| Bug #19580 | FULLTEXT search produces wrong results on UTF-8 columns | ||
|---|---|---|---|
| Submitted: | 6 May 2006 14:39 | Modified: | 22 Jun 2006 16:16 |
| Reporter: | Steffen Weber | Email Updates: | |
| Status: | Closed | Impact on me: | |
| Category: | MySQL Server | Severity: | S3 (Non-critical) |
| Version: | 4.1.18 | OS: | Linux (Gentoo Linux) |
| Assigned to: | Sergey Vojtovich | CPU Architecture: | Any |
[25 May 2006 18:16]
Bugs System
A patch for this bug has been committed. After review, it may be pushed to the relevant source trees for release in the next version. You can access the patch from: http://lists.mysql.com/commits/6883
[29 May 2006 11:52]
Bugs System
A patch for this bug has been committed. After review, it may be pushed to the relevant source trees for release in the next version. You can access the patch from: http://lists.mysql.com/commits/6965
[19 Jun 2006 19:05]
Sergey Vojtovich
Pushed into tree currently marked as 5.1.12.
[22 Jun 2006 14:39]
Sergey Vojtovich
Paul, since there is a need to rebuild index only, REPAIR TABLE tbl_name QUICK is fine.
[22 Jun 2006 16:16]
Paul DuBois
Noted in 5.1.12 changelog, and in the upgrading-to-5.1 section. Incompatible change: For utf8 columns, the full-text parser incorrectly considered several non-word punctuation and whitespace characters as word characters, causing some searches to return incorrect results. The fix involves a change to the full-text parser, so any tables that have FULLTEXT indexes on utf8 columns must be repaired with REPAIR TABLE: REPAIR TABLE tbl_name QUICK;
[13 Jun 2007 8:33]
Sergey Vojtovich
BUG#28861 was marked as duplicate.

Description: MySQL handles the characters „ (HTML „) and “ (HTML “) as if they belong to the word in between them, although they should be treated like a blank by the FULLTEXT index.

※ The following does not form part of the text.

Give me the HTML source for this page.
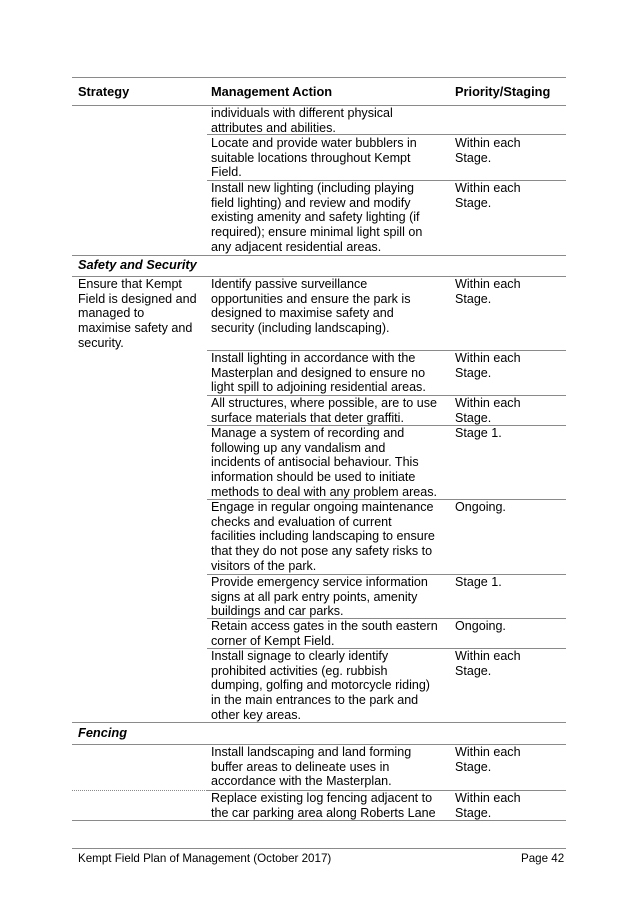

How to repeat: Execute the following SQL queries: CREATE TABLE `fulltext_utf8` ( `id` INT UNSIGNED NOT NULL AUTO_INCREMENT PRIMARY KEY , `text` VARCHAR( 255 ) NOT NULL , FULLTEXT (`text`) ) ENGINE = MYISAM DEFAULT CHARSET=utf8; INSERT INTO `fulltext_utf8` VALUES (NULL , '„MySQL“'), (NULL , 'MySQL'); SELECT `id`, `text` FROM `fulltext_utf8` WHERE MATCH (`text`) AGAINST ('MySQL' IN BOOLEAN MODE); +----+-------+ | id | text | +----+-------+ | 2 | MySQL | +----+-------+ 1 row in set (0.00 sec) As you can see the SELECT statement only matches the second row, although it should match both rows. Suggested fix: Treat the mentioned characters as if they were blanks in the FULLTEXT index.